I don’t think the offense will be a concern in the long-run. They started off the same way last year. This year the offense combined for a .640 OPS through the end of April. Last year it was a .647 OPS. By the end of the season they were regarded as one of the best offenses in the game. And some of the same players were off to slow starts.
As an example, the early season struggles for Jordy Mercer also happened last year. He had a .404 OPS in April, and a .594 OPS in May. He ended up having the fourth best OPS among 22 qualified shortstops in the second half of the season, falling right behind Ian Desmond. The hope was that his early season struggles weren’t a trend.
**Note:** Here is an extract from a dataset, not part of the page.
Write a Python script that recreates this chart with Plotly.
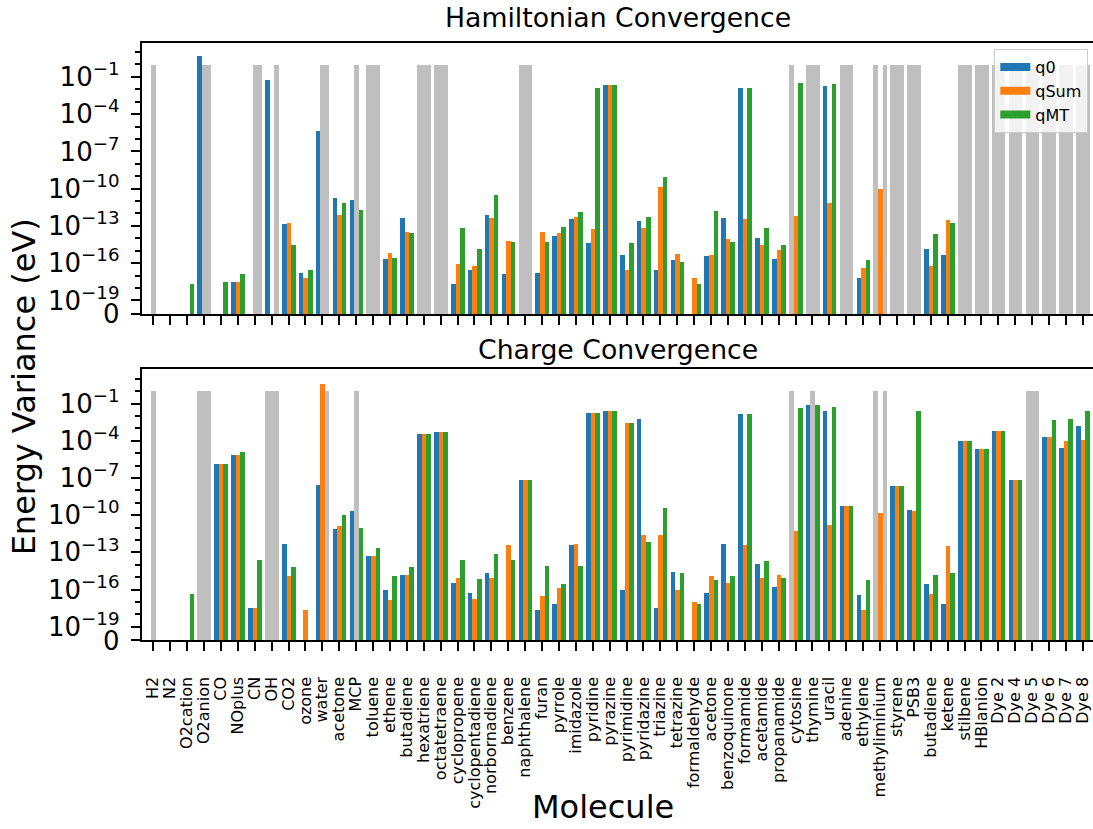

That hope disappears a bit with another slow start.
Then there’s Josh Harrison, who had a big breakout season in 2014. But before that breakout season came, Harrison hit for a .641 OPS in April, which is still higher than his current number. There is a concern here that Harrison is going to revert back to the hitter he was for his entire career, outside of 2014. He benefitted last year from a big drop in ground balls and a big increase in line drives. The numbers for each have gone down a bit, but are still better than where they were prior to the breakout season, which leaves hope that he’s just facing some poor luck. The fact that his BABIP is down at .225 (career .306) also points to poor luck.
Neil Walker had a career year last year, but it started very similar to this one, with a .722 OPS in April. Walker’s season was hot and cold, with three months featuring an OPS over .850, and three months with an OPS of .722 or less, with two of those months below .700. The hope this year is that he will be more consistent, and be closer to the good months last year.
Finally, the biggest concern would be Andrew McCutchen, who is off to the worst start of his career. An April slump isn’t unusual for McCutchen. Throughout his career, he has a .764 OPS in April. Every other month is over .850, with May-July over .900. The big concern here is that McCutchen is only hitting 7.6% line drives, and his ground ball rate is way up at 48.5%. That’s not a good thing for someone dealing with a knee issue, and displaying visible limitations. The injury and the drastic change in hitting trends (although in a small sample size) leave more concern about McCutchen than anyone else.
I’m not concerned about the Pirates’ offense going forward. I think most of their players are off to bad starts, but will get better. I do think it’s a concern that most of the players on the team seemingly get off to bad starts every season, although at this point the main thing is just hoping those players bounce back as soon as possible. The one big player concern is McCutchen, who doesn’t look right on the field, or in the numbers. I think the combination of good pitching and the rest of the offense bouncing back would normally be good enough to contend, even with McCutchen struggling. But the Pirates currently find themselves 6.5 back, and in fourth place in a tight NL Central race, which means they’re going to need McCutchen to return to normal in order to have a good shot at winning the division.